For help understanding what keywords to incorporate into your resume, Augustine suggests finding three to five listings describing the role you want and then pasting that text into a free online word cloud generator.
“The words that appear in the biggest font are the ones you should be incorporating into your resume, assuming, you do have those skills,” says Augustine.
Name your skills
Recruiters and hiring managers are looking for expertise. A skills section, usually placed below the summary statement, quickly draws their eye right to that knowledge and shows your value. It should be a short, curated list of attributes that can be easily measured or demonstrated and are truly rare or in-demand within your field. Specificity is key, too. Don’t just list coding — name each coding language you are proficient in.

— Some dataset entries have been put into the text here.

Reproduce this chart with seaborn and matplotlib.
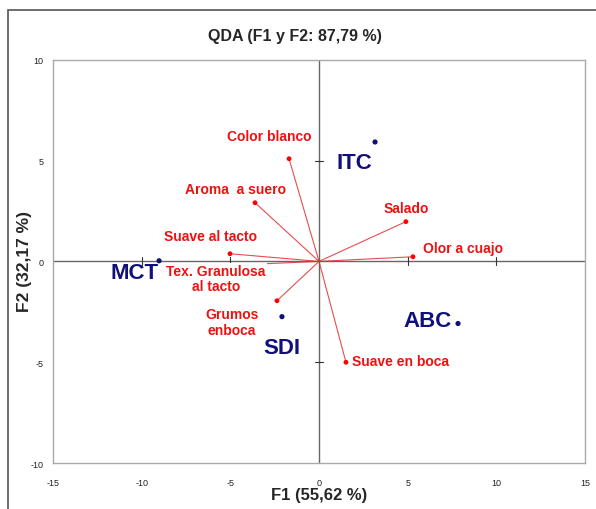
import numpy as np
import pandas as pd
import seaborn as sns
import matplotlib.pyplot as plt
from matplotlib.patches import Rectangle

# observations (blue)
obs_names = ['ITC', 'MCT', 'SDI', 'ABC']
obs_x = [3.16, -9.02, -2.09, 7.84]
obs_y = [5.92, 0.03, -2.74, -3.08]

# variables (red vectors)
var_names = ['Color blanco', 'Aroma  a suero', 'Suave al tacto', 'Tex. Granulosa\nal tacto',
             'Grumos\nenboca', 'Salado', 'Olor a cuajo', 'Suave en boca']
var_x = [-1.69, -3.61, -5.02, -6.6, -2.37, 4.90, 5.30, 1.52]
var_y = [5.09, 2.91, 0.38, -0.25, -1.95, 1.97, 0.23, -5.00]

sns.set_style('white')
plt.rcParams['font.family'] = ['Liberation Sans', 'DejaVu Sans']
plt.rcParams['axes.unicode_minus'] = False

fig = plt.figure(figsize=(5.96, 5.10), dpi=100)
ax = fig.add_axes([0.089, 0.090, 0.8925, 0.791])

# figure frame
fig.patches.append(Rectangle((8/596, -0.05), 1.0, 1 - 11/510 + 0.05, transform=fig.transFigure,
                             fill=False, edgecolor='#555555', lw=1.2, zorder=0))

ax.axhline(0, color='#666666', lw=1.0, zorder=1)
ax.axvline(0, color='#666666', lw=1.0, zorder=1)
# tick marks on the zero axes
for t in [-10, -5, 5, 10]:
    ax.plot([t, t], [-0.2, 0.2], color='#333333', lw=0.8, zorder=1)
for t in [-5, 5]:
    ax.plot([-0.2, 0.2], [t, t], color='#333333', lw=0.8, zorder=1)

for x, y in zip(var_x, var_y):
    ax.plot([0, x], [0, y], color='#e03030', lw=0.8, alpha=0.85, zorder=2)

var_df = pd.DataFrame({'x': var_x, 'y': var_y})
obs_df = pd.DataFrame({'x': obs_x, 'y': obs_y})
sns.scatterplot(data=var_df, x='x', y='y', color='red', s=12, edgecolor='none', ax=ax, zorder=3)
sns.scatterplot(data=obs_df, x='x', y='y', color='#10107a', s=14, edgecolor='none', ax=ax, zorder=3)

# variable labels
var_lab = [(-2.8, 6.2), (-4.7, 3.6), (-6.1, 1.25), (-5.8, -0.85), (-4.9, -3.0),
           (4.9, 2.65), (8.1, 0.65), (4.6, -4.95)]
for (lx, ly), name in zip(var_lab, var_names):
    ax.text(lx, ly, name, color='#ee1111', fontsize=10, fontweight='bold', ha='center', va='center',
            linespacing=1.15, zorder=4,
            bbox=dict(facecolor='white', edgecolor='none', pad=0.5) if 'Tex' in name else None)

obs_lab = [(2.0, 4.9), (-10.4, -0.55), (-2.1, -4.25), (6.1, -2.95)]
for (lx, ly), name in zip(obs_lab, obs_names):
    ax.text(lx, ly, name, color='#10107a', fontsize=16, fontweight='bold', ha='center', va='center', zorder=4)

ax.set_xlim(-15, 15)
ax.set_ylim(-10, 10)
ax.set_xticks([-15, -10, -5, 0, 5, 10, 15])
ax.set_yticks([-10, -5, 0, 5, 10])
ax.tick_params(labelsize=6.5, length=0, pad=11, labelcolor='#222222')
ax.tick_params(axis='y', pad=7)
for s in ax.spines.values():
    s.set_color('#aaaaaa')
    s.set_linewidth(1.0)
ax.set_xlabel('F1 (55,62 %)', fontsize=12, fontweight='bold', labelpad=0)
ax.set_ylabel('')
fig.text(25/596, 1 - 262/510, 'F2 (32,17 %)', fontsize=12.5, fontweight='bold',
         rotation=90, ha='center', va='center')
fig.text(295/596, 1 - 37/510, 'QDA (F1 y F2: 87,79 %)', fontsize=11.5, fontweight='bold',
         ha='center', va='center')

fig.savefig('out.png', dpi=100)
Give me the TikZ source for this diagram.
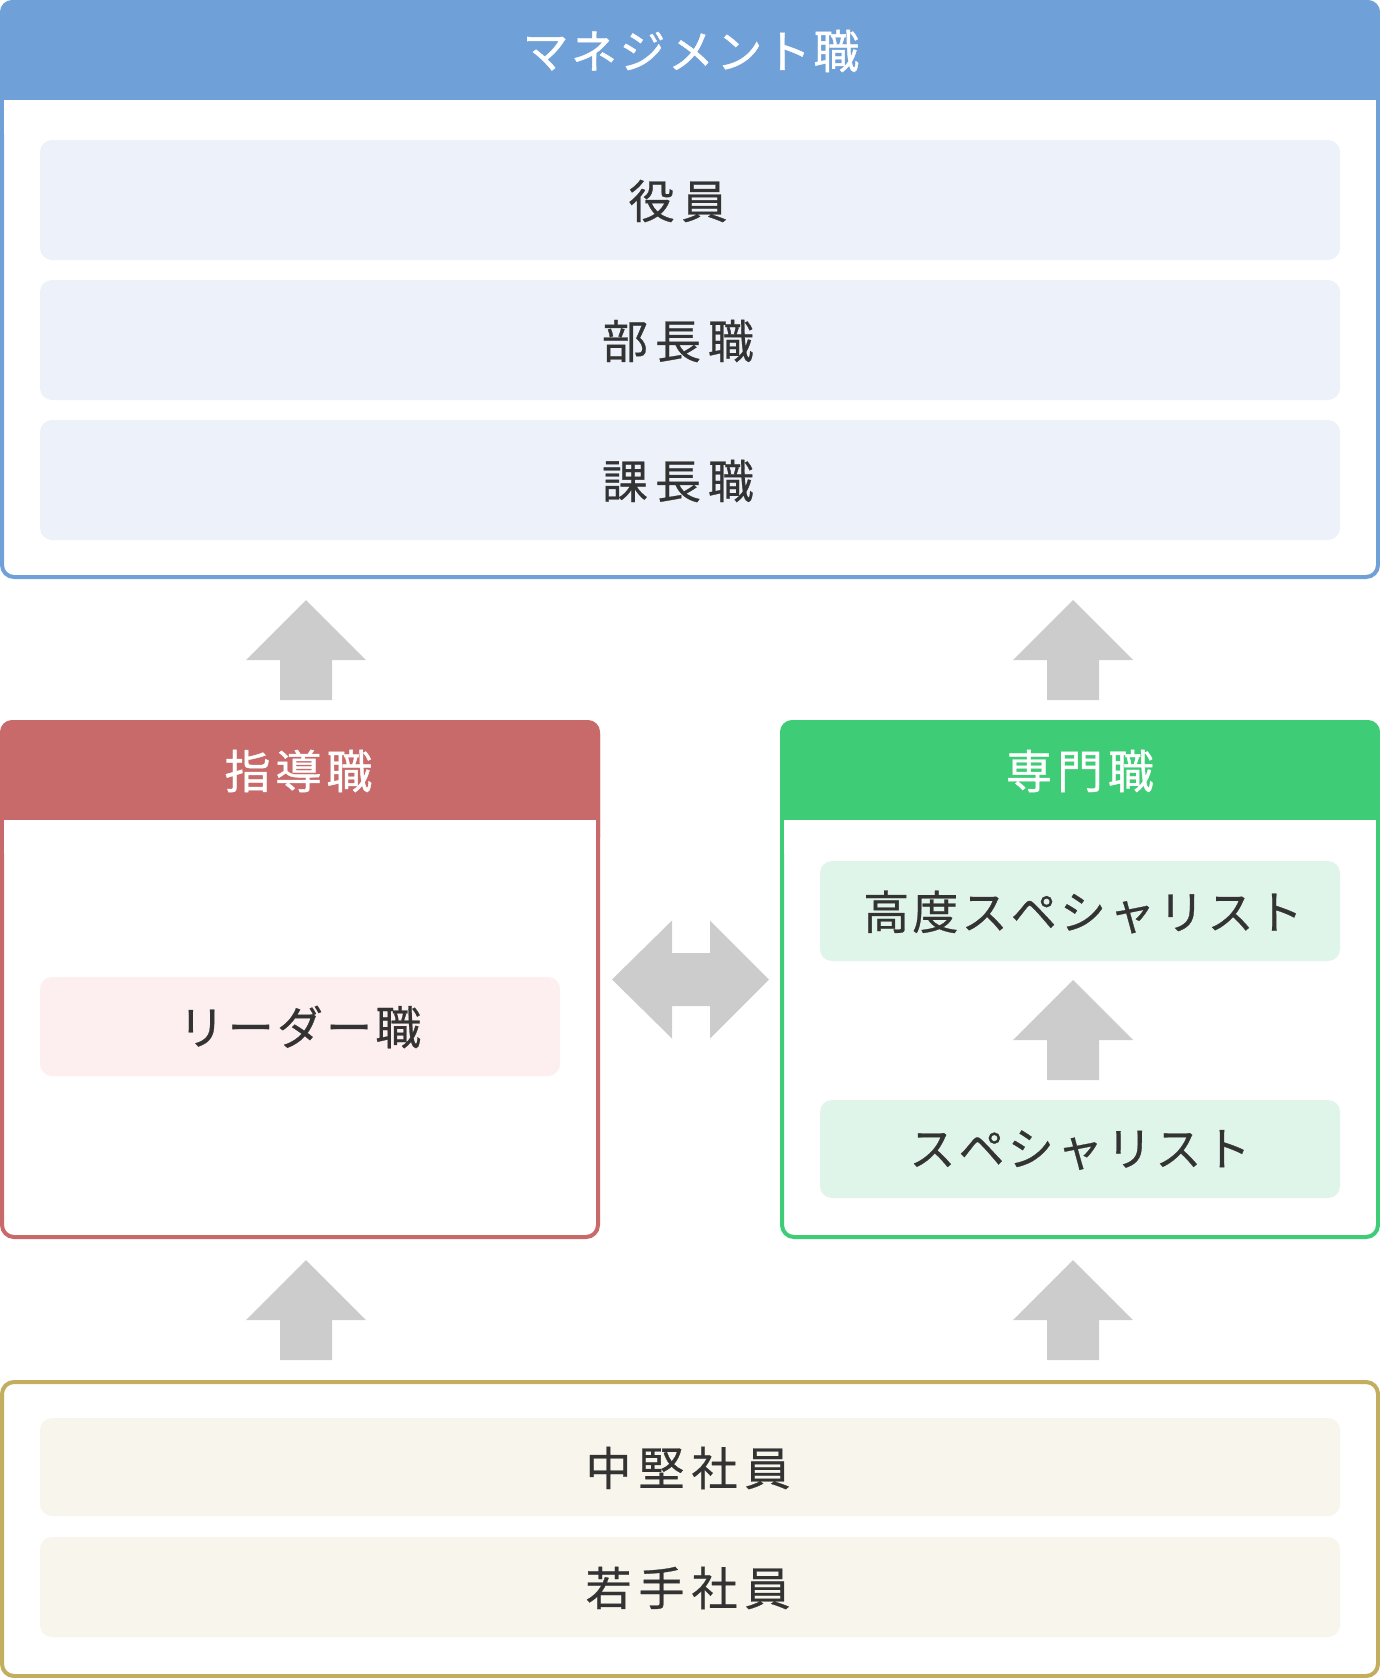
\documentclass[tikz,border=0pt]{standalone}
\usepackage{fontspec}
\setmainfont{Noto Sans CJK JP}
\newfontfamily\jpmed{Noto Sans CJK JP}[FakeBold=0.6]
\newfontfamily\jphead{Noto Sans CJK JP}[FakeBold=0.9]
\definecolor{blueH}{HTML}{6FA0D8}
\definecolor{blueL}{HTML}{EDF2FA}
\definecolor{redH}{HTML}{C86A6A}
\definecolor{redL}{HTML}{FDEFEF}
\definecolor{greenH}{HTML}{3ECC77}
\definecolor{greenL}{HTML}{E0F5EA}
\definecolor{goldH}{HTML}{C2AE5E}
\definecolor{goldL}{HTML}{F8F6EC}
\definecolor{arrowgray}{HTML}{CCCCCC}
\definecolor{txt}{HTML}{333333}
\newcommand{\jk}{\kern7pt}
\newcommand{\jq}{\kern3.2pt}
\newcommand{\jh}{\kern2.5pt}
\newcommand{\jhh}{\kern5pt}
\tikzset{
  frame/.style={line width=4pt, fill=white, rounded corners=12pt},
  ibox/.style={rounded corners=12pt, inner sep=0pt, outer sep=0pt, draw=none},
  itext/.style={text=txt, font=\jpmed\fontsize{46}{50}\selectfont, inner sep=0pt},
  htext/.style={text=white, font=\jphead\fontsize{46}{50}\selectfont, inner sep=0pt},
  uparr/.pic={\fill[arrowgray] (0,0) -- (60,60) -- (26,60) -- (26,100) -- (-26,100) -- (-26,60) -- (-60,60) -- cycle;}
}
\begin{document}
\begin{tikzpicture}[x=1pt,y=-1pt]
\useasboundingbox (0,0) rectangle (1380,1678);
% ---------- management ----------
\draw[frame, draw=blueH] (2,2) rectangle (1378,577);
\fill[blueH, rounded corners=12pt] (0,0) rectangle (1380,130);
\fill[white] (4,100) rectangle (1376,134);
\node[htext] (mgmt) at (691,51) {マ\jh ネ\jh ジ\jh メ\jh ン\jh ト\jh 職};
\node[ibox, fill=blueL, minimum width=1300pt, minimum height=120pt] (b1) at (690,200) {};
\node[ibox, fill=blueL, minimum width=1300pt, minimum height=120pt] (b2) at (690,340) {};
\node[ibox, fill=blueL, minimum width=1300pt, minimum height=120pt] (b3) at (690,480) {};
\node[itext] (t1) at (678,201) {役\jk 員};
\node[itext] (t2) at (678,341) {部\jk 長\jk 職};
\node[itext] (t3) at (678,481) {課\jk 長\jk 職};
% ---------- arrows up to management ----------
\pic at (306,600) {uparr};
\pic at (1073,600) {uparr};
% ---------- leader ----------
\draw[frame, draw=redH] (2,722) rectangle (598,1237);
\fill[redH, rounded corners=12pt] (0,720) rectangle (600,850);
\fill[white] (4,820) rectangle (596,854);
\node[htext] (lead) at (298.5,771) {指\jhh 導\jhh 職};
\node[ibox, fill=redL, minimum width=520pt, minimum height=99pt] (rb) at (300,1026.5) {};
\node[itext] (rt) at (300,1027) {リ\jq ー\jq ダ\jq ー\jq 職};
% ---------- specialist ----------
\draw[frame, draw=greenH] (782,722) rectangle (1378,1237);
\fill[greenH, rounded corners=12pt] (780,720) rectangle (1380,850);
\fill[white] (784,820) rectangle (1376,854);
\node[htext] (spec) at (1080,771) {専\jhh 門\jhh 職};
\node[ibox, fill=greenL, minimum width=520pt, minimum height=100pt] (g1) at (1080,911) {};
\node[ibox, fill=greenL, minimum width=520pt, minimum height=98pt] (g2) at (1080,1149) {};
\node[itext] (gt1) at (1083,912) {高\jq 度\jq ス\jq ペ\jq シ\jq ャ\jq リ\jq ス\jq ト};
\node[itext] (gt2) at (1080,1150) {ス\jq ペ\jq シ\jq ャ\jq リ\jq ス\jq ト};
\pic at (1073,980) {uparr};
% ---------- double arrow ----------
\fill[arrowgray] (612,979.5) -- (672,920.5) -- (672,953) -- (710,953) -- (710,920.5) -- (769,979.5)
  -- (710,1038.5) -- (710,1006) -- (672,1006) -- (672,1038.5) -- cycle;
% ---------- arrows up from staff ----------
\pic at (306,1260) {uparr};
\pic at (1073,1260) {uparr};
% ---------- staff ----------
\draw[frame, draw=goldH] (2,1382) rectangle (1378,1676);
\node[ibox, fill=goldL, minimum width=1300pt, minimum height=98pt] (s1) at (690,1467) {};
\node[ibox, fill=goldL, minimum width=1300pt, minimum height=100pt] (s2) at (690,1587) {};
\node[itext] (st1) at (688,1468) {中\jk 堅\jk 社\jk 員};
\node[itext] (st2) at (688,1588) {若\jk 手\jk 社\jk 員};
\end{tikzpicture}
\end{document}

But be careful not to overload this section. It’s not a laundry list of everything you can do. Adding irrelevant, outdated or highly general skills, such as filing or Microsoft Office, won’t impress, adds Salemi. You also want to shy away from listing skills that read more like personality traits, such as “self-starter.” Instead, demonstrate these abilities in the description you write about each of your past gigs.
“This piece has become much more prominent. Ninety-five percent of the resumes I do have this section,” says John Suarez, a professional resume writer and career coach. “You can capture a lot of keywords within it that application tracking systems will likely be looking for.”
And that increases the odds a person will actually see it.
Provide proof
Employers care most about what you achieved in your former roles. Prove you’re worth hiring by demonstrating that you get measurable results within each former roles’ description.
Metrics that show you have increased the company’s revenue, productivity or growth carry the most weight. But success doesn’t always have to be shown as a statistic. Any industry awards or company recognition, cultural improvements, positive customer feedback, or mentoring can all be used to support the claims made in your skills section and in your job descriptions.
“You need to show, not tell. If you don’t back up your claims with proof, then it is all just fluff,” says Augustine. “Hiring managers want to know what you’ve done as result of possessing those skills. You always want to be thinking about how your projects or tasks moved the needle for your department or customers.”
It will also give you an edge over the competition.
Failing to substantiate claims about your skills with specific metrics is one of the biggest mistakes job seekers make, says Augustine. And sadly, it’s often a fatal one.
What to leave off
You don’t need to list your whole career history on your resume — employers care most about what you’ve done recently.
In most industries, going back 10-15 years will be enough to demonstrate that you’re qualified. Detailing any positions beyond the 20-year mark could date you, clutter your resume, and likely won’t impress anyway, because they are usually your most junior roles.
Drop the year of your college graduation or other certifications unless their recency is one of your main selling points, as these too could date you, says Suarez.
You can also skip including a mailing address.
“Everything is online now. An employer will email or call you if they want to follow up,” says Salemi. Employers can also be thrown by the address if you’re applying from another state, she adds.
Save references until they’re requested. There’s no need to include them on your resume — that’s limited real estate that needs to be used to showcase your experience and skills.
Unless your Twitter, Instagram or Facebook accounts are directly relevant to the role you’re applying for, leave them off, too.
And finally, eliminate pronouns, says Augustine. Resumes are written in silent first-person.